DATA LINES =

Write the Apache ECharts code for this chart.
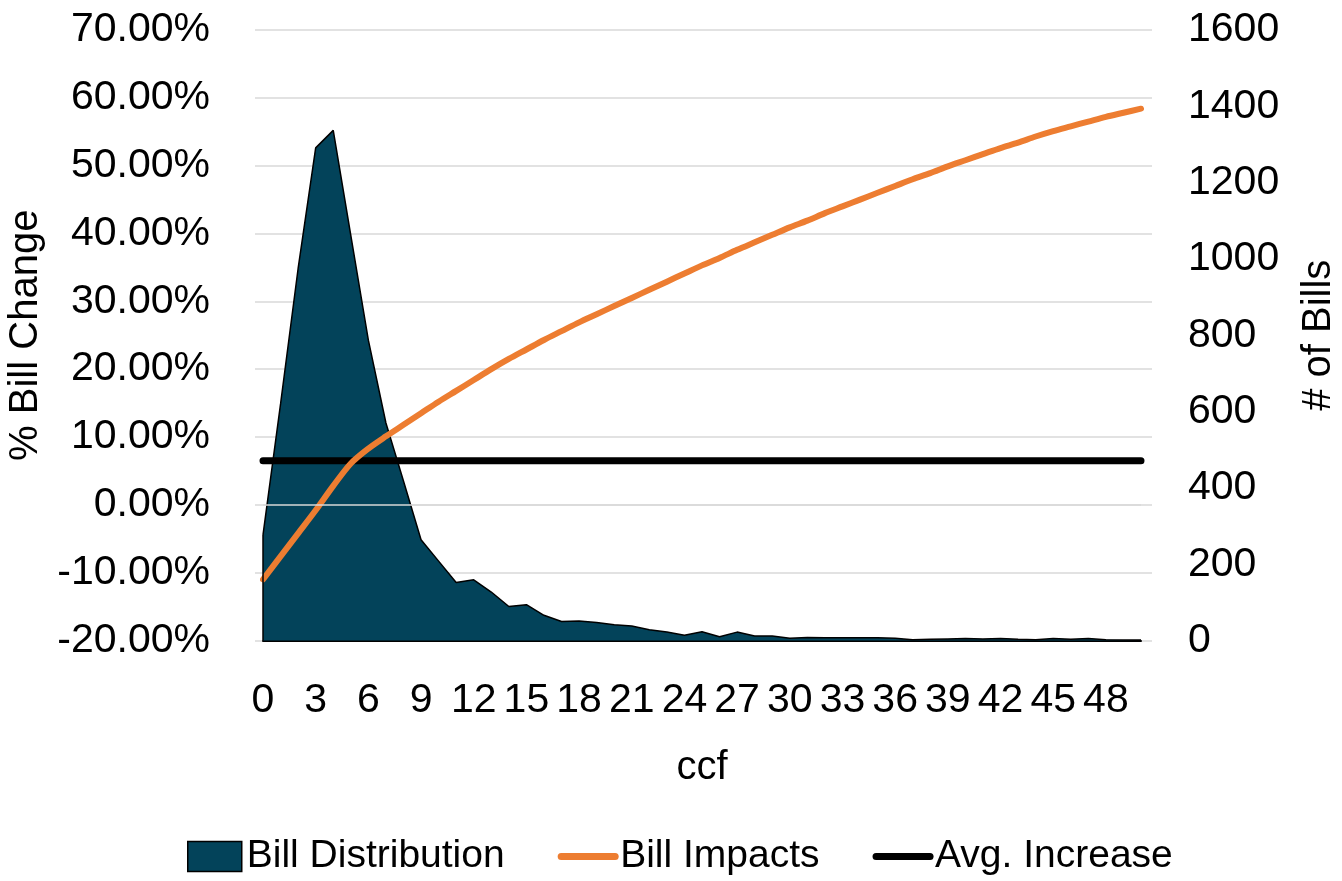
<!DOCTYPE html>
<html>
<head>
<meta charset="utf-8">
<script src="https://cdn.jsdelivr.net/npm/echarts@6/dist/echarts.min.js"></script>
<style>
html,body{margin:0;padding:0;background:#fff;}
#chart{width:1342px;height:881px;}
</style>
</head>
<body>
<div id="chart"></div>
<script>
// ccf categories 0..50
const categories = [];
for (let i = 0; i <= 50; i++) categories.push(String(i));

// # of Bills (right axis)
const billDistribution = [
  277, 620, 975, 1291, 1337, 1062, 787, 570, 418, 264,
  208, 152, 159, 127, 89, 94, 66, 50, 51, 47,
  41, 38, 28, 22, 14, 23, 10, 22, 12, 12,
  6, 8, 7, 7, 7, 7, 6, 2, 3, 4,
  5, 4, 5, 3, 2, 5, 3, 5, 2, 1, 1
];

// % Bill Change (left axis)
const billImpacts = [
  -11.0, -7.6, -4.2, -0.8, 2.8, 6.1, 8.3, 10.1, 11.8, 13.5,
  15.2, 16.8, 18.4, 20.0, 21.5, 22.9, 24.3, 25.6, 26.9, 28.1,
  29.3, 30.5, 31.7, 32.9, 34.1, 35.3, 36.4, 37.6, 38.7, 39.8,
  40.9, 41.9, 43.0, 44.0, 45.0, 46.0, 47.0, 48.0, 48.9, 49.9,
  50.8, 51.7, 52.6, 53.4, 54.3, 55.1, 55.8, 56.5, 57.2, 57.8, 58.4
];

// Avg. Increase (left axis)
const avgIncrease = [
  6.5, 6.5, 6.5, 6.5, 6.5, 6.5, 6.5, 6.5, 6.5, 6.5,
  6.5, 6.5, 6.5, 6.5, 6.5, 6.5, 6.5, 6.5, 6.5, 6.5,
  6.5, 6.5, 6.5, 6.5, 6.5, 6.5, 6.5, 6.5, 6.5, 6.5,
  6.5, 6.5, 6.5, 6.5, 6.5, 6.5, 6.5, 6.5, 6.5, 6.5,
  6.5, 6.5, 6.5, 6.5, 6.5, 6.5, 6.5, 6.5, 6.5, 6.5, 6.5
];

const FONT = "'Liberation Sans', Arial, sans-serif";
const FS_TICK = 41;
const FS_NAME = 40;
const FS_LEGEND = 39;
const GRID_COLOR = '#D9D9D9';
const AREA_COLOR = '#03435A';
const ORANGE = '#ED7D31';

const chart = echarts.init(document.getElementById('chart'), null, {renderer: 'canvas'});

const option = {
  animation: false,
  backgroundColor: '#ffffff',
  textStyle: {fontFamily: FONT, color: '#000'},
  grid: [
    {left: 263, right: 201, top: 30, bottom: 240.5, containLabel: false, outerBoundsMode: 'none'},
    {left: 255, right: 190, top: 30, bottom: 240.5, containLabel: false, outerBoundsMode: 'none'}
  ],
  legend: {
    bottom: 0,
    left: 182,
    itemWidth: 54,
    itemHeight: 30,
    itemGap: 53,
    textStyle: {fontFamily: FONT, fontSize: FS_LEGEND, color: '#000'},
    data: [
      {name: 'Bill Distribution', icon: 'rect', itemStyle: {color: AREA_COLOR, borderColor: '#000', borderWidth: 1.5}},
      {name: 'Bill Impacts', itemStyle: {opacity: 0}, lineStyle: {color: ORANGE, width: 7, cap: 'round'}},
      {name: 'Avg. Increase', itemStyle: {opacity: 0}, lineStyle: {color: '#000', width: 7, cap: 'round'}}
    ]
  },
  xAxis: [
    {
      type: 'category',
      gridIndex: 0,
      data: categories,
      boundaryGap: false,
      name: 'ccf',
      nameLocation: 'middle',
      nameGap: 107,
      nameTextStyle: {fontFamily: FONT, fontSize: FS_NAME, color: '#000'},
      axisLine: {show: true, onZero: false, lineStyle: {color: '#000', width: 2}},
      axisTick: {show: false},
      axisLabel: {interval: 2, margin: 40, hideOverlap: false, fontFamily: FONT, fontSize: FS_TICK, color: '#000'},
      splitLine: {show: false}
    },
    {
      type: 'value', gridIndex: 1, min: 0, max: 1, show: false
    }
  ],
  yAxis: [
    {
      type: 'value',
      gridIndex: 0,
      position: 'left',
      min: -20, max: 70, interval: 10,
      name: '% Bill Change',
      nameLocation: 'middle',
      nameRotate: 90,
      nameGap: 208,
      nameTextStyle: {fontFamily: FONT, fontSize: FS_NAME, color: '#000'},
      axisLine: {show: false},
      axisTick: {show: false},
      axisLabel: {margin: 53, fontFamily: FONT, fontSize: FS_TICK, color: '#000',
        formatter: v => v.toFixed(2) + '%'},
      splitLine: {show: false}
    },
    {
      type: 'value',
      gridIndex: 0,
      position: 'right',
      min: 0, max: 1600, interval: 200,
      name: '# of Bills',
      nameLocation: 'middle',
      nameRotate: 90,
      nameGap: 158,
      nameTextStyle: {fontFamily: FONT, fontSize: FS_NAME, color: '#000'},
      axisLine: {show: false},
      axisTick: {show: false},
      axisLabel: {margin: 47, fontFamily: FONT, fontSize: FS_TICK, color: '#000',
        formatter: v => String(v)},
      splitLine: {show: false}
    },
    {
      type: 'value',
      gridIndex: 1,
      min: -20, max: 70, interval: 10,
      axisLine: {show: false},
      axisTick: {show: false},
      axisLabel: {show: false},
      splitLine: {show: true, lineStyle: {color: GRID_COLOR, width: 1.5}}
    }
  ],
  series: [
    {
      name: 'Bill Distribution',
      type: 'line',
      xAxisIndex: 0,
      yAxisIndex: 1,
      data: billDistribution,
      symbol: 'none',
      z: 2,
      lineStyle: {color: '#000', width: 1.5},
      itemStyle: {color: AREA_COLOR},
      areaStyle: {color: AREA_COLOR, opacity: 1},
      markLine: {
        silent: true,
        symbol: 'none',
        label: {show: false},
        lineStyle: {color: '#000', width: 1.5, type: 'solid'},
        data: [[
          {coord: [categories[0], 0]},
          {coord: [categories[0], billDistribution[0]]}
        ]]
      }
    },
    {
      name: 'Avg. Increase',
      type: 'line',
      xAxisIndex: 0,
      yAxisIndex: 0,
      data: avgIncrease,
      symbol: 'none',
      z: 3,
      lineStyle: {color: '#000', width: 7, cap: 'round'},
      itemStyle: {color: '#000'},
      markLine: {
        silent: true,
        symbol: 'none',
        label: {show: false},
        lineStyle: {color: GRID_COLOR, width: 1.5, type: 'solid'},
        data: [{yAxis: 0}]
      }
    },
    {
      name: 'Bill Impacts',
      type: 'line',
      xAxisIndex: 0,
      yAxisIndex: 0,
      data: billImpacts,
      symbol: 'none',
      smooth: 0.3,
      z: 4,
      lineStyle: {color: ORANGE, width: 6, cap: 'round'},
      itemStyle: {color: ORANGE}
    }
  ]
};

chart.setOption(option);
</script>
</body>
</html>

SET PROBLEM =
Every line of the data should be copied as it stands, without the images.

FINAL RESULT =
Write the Apache ECharts code for this chart.
<!DOCTYPE html>
<html>
<head>
<meta charset="utf-8">
<script src="https://cdn.jsdelivr.net/npm/echarts@6/dist/echarts.min.js"></script>
<style>
html,body{margin:0;padding:0;background:#fff;}
#chart{width:1342px;height:881px;}
</style>
</head>
<body>
<div id="chart"></div>
<script>
// ccf categories 0..50
const categories = [];
for (let i = 0; i <= 50; i++) categories.push(String(i));

// # of Bills (right axis)
const billDistribution = [
  277, 620, 975, 1291, 1337, 1062, 787, 570, 418, 264,
  208, 152, 159, 127, 89, 94, 66, 50, 51, 47,
  41, 38, 28, 22, 14, 23, 10, 22, 12, 12,
  6, 8, 7, 7, 7, 7, 6, 2, 3, 4,
  5, 4, 5, 3, 2, 5, 3, 5, 2, 1, 1
];

// % Bill Change (left axis)
const billImpacts = [
  -11.0, -7.6, -4.2, -0.8, 2.8, 6.1, 8.3, 10.1, 11.8, 13.5,
  15.2, 16.8, 18.4, 20.0, 21.5, 22.9, 24.3, 25.6, 26.9, 28.1,
  29.3, 30.5, 31.7, 32.9, 34.1, 35.3, 36.4, 37.6, 38.7, 39.8,
  40.9, 41.9, 43.0, 44.0, 45.0, 46.0, 47.0, 48.0, 48.9, 49.9,
  50.8, 51.7, 52.6, 53.4, 54.3, 55.1, 55.8, 56.5, 57.2, 57.8, 58.4
];

// Avg. Increase (left axis)
const avgIncrease = [
  6.5, 6.5, 6.5, 6.5, 6.5, 6.5, 6.5, 6.5, 6.5, 6.5,
  6.5, 6.5, 6.5, 6.5, 6.5, 6.5, 6.5, 6.5, 6.5, 6.5,
  6.5, 6.5, 6.5, 6.5, 6.5, 6.5, 6.5, 6.5, 6.5, 6.5,
  6.5, 6.5, 6.5, 6.5, 6.5, 6.5, 6.5, 6.5, 6.5, 6.5,
  6.5, 6.5, 6.5, 6.5, 6.5, 6.5, 6.5, 6.5, 6.5, 6.5, 6.5
];

const FONT = "'Liberation Sans', Arial, sans-serif";
const FS_TICK = 41;
const FS_NAME = 40;
const FS_LEGEND = 39;
const GRID_COLOR = '#D9D9D9';
const AREA_COLOR = '#03435A';
const ORANGE = '#ED7D31';

const chart = echarts.init(document.getElementById('chart'), null, {renderer: 'canvas'});

const option = {
  animation: false,
  backgroundColor: '#ffffff',
  textStyle: {fontFamily: FONT, color: '#000'},
  grid: [
    {left: 263, right: 201, top: 30, bottom: 240.5, containLabel: false, outerBoundsMode: 'none'},
    {left: 255, right: 190, top: 30, bottom: 240.5, containLabel: false, outerBoundsMode: 'none'}
  ],
  legend: {
    bottom: 0,
    left: 182,
    itemWidth: 54,
    itemHeight: 30,
    itemGap: 53,
    textStyle: {fontFamily: FONT, fontSize: FS_LEGEND, color: '#000'},
    data: [
      {name: 'Bill Distribution', icon: 'rect', itemStyle: {color: AREA_COLOR, borderColor: '#000', borderWidth: 1.5}},
      {name: 'Bill Impacts', itemStyle: {opacity: 0}, lineStyle: {color: ORANGE, width: 7, cap: 'round'}},
      {name: 'Avg. Increase', itemStyle: {opacity: 0}, lineStyle: {color: '#000', width: 7, cap: 'round'}}
    ]
  },
  xAxis: [
    {
      type: 'category',
      gridIndex: 0,
      data: categories,
      boundaryGap: false,
      name: 'ccf',
      nameLocation: 'middle',
      nameGap: 107,
      nameTextStyle: {fontFamily: FONT, fontSize: FS_NAME, color: '#000'},
      axisLine: {show: true, onZero: false, lineStyle: {color: '#000', width: 2}},
      axisTick: {show: false},
      axisLabel: {interval: 2, margin: 40, hideOverlap: false, fontFamily: FONT, fontSize: FS_TICK, color: '#000'},
      splitLine: {show: false}
    },
    {
      type: 'value', gridIndex: 1, min: 0, max: 1, show: false
    }
  ],
  yAxis: [
    {
      type: 'value',
      gridIndex: 0,
      position: 'left',
      min: -20, max: 70, interval: 10,
      name: '% Bill Change',
      nameLocation: 'middle',
      nameRotate: 90,
      nameGap: 208,
      nameTextStyle: {fontFamily: FONT, fontSize: FS_NAME, color: '#000'},
      axisLine: {show: false},
      axisTick: {show: false},
      axisLabel: {margin: 53, fontFamily: FONT, fontSize: FS_TICK, color: '#000',
        formatter: v => v.toFixed(2) + '%'},
      splitLine: {show: false}
    },
    {
      type: 'value',
      gridIndex: 0,
      position: 'right',
      min: 0, max: 1600, interval: 200,
      name: '# of Bills',
      nameLocation: 'middle',
      nameRotate: 90,
      nameGap: 158,
      nameTextStyle: {fontFamily: FONT, fontSize: FS_NAME, color: '#000'},
      axisLine: {show: false},
      axisTick: {show: false},
      axisLabel: {margin: 47, fontFamily: FONT, fontSize: FS_TICK, color: '#000',
        formatter: v => String(v)},
      splitLine: {show: false}
    },
    {
      type: 'value',
      gridIndex: 1,
      min: -20, max: 70, interval: 10,
      axisLine: {show: false},
      axisTick: {show: false},
      axisLabel: {show: false},
      splitLine: {show: true, lineStyle: {color: GRID_COLOR, width: 1.5}}
    }
  ],
  series: [
    {
      name: 'Bill Distribution',
      type: 'line',
      xAxisIndex: 0,
      yAxisIndex: 1,
      data: billDistribution,
      symbol: 'none',
      z: 2,
      lineStyle: {color: '#000', width: 1.5},
      itemStyle: {color: AREA_COLOR},
      areaStyle: {color: AREA_COLOR, opacity: 1},
      markLine: {
        silent: true,
        symbol: 'none',
        label: {show: false},
        lineStyle: {color: '#000', width: 1.5, type: 'solid'},
        data: [[
          {coord: [categories[0], 0]},
          {coord: [categories[0], billDistribution[0]]}
        ]]
      }
    },
    {
      name: 'Avg. Increase',
      type: 'line',
      xAxisIndex: 0,
      yAxisIndex: 0,
      data: avgIncrease,
      symbol: 'none',
      z: 3,
      lineStyle: {color: '#000', width: 7, cap: 'round'},
      itemStyle: {color: '#000'},
      markLine: {
        silent: true,
        symbol: 'none',
        label: {show: false},
        lineStyle: {color: GRID_COLOR, width: 1.5, type: 'solid'},
        data: [{yAxis: 0}]
      }
    },
    {
      name: 'Bill Impacts',
      type: 'line',
      xAxisIndex: 0,
      yAxisIndex: 0,
      data: billImpacts,
      symbol: 'none',
      smooth: 0.3,
      z: 4,
      lineStyle: {color: ORANGE, width: 6, cap: 'round'},
      itemStyle: {color: ORANGE}
    }
  ]
};

chart.setOption(option);
</script>
</body>
</html>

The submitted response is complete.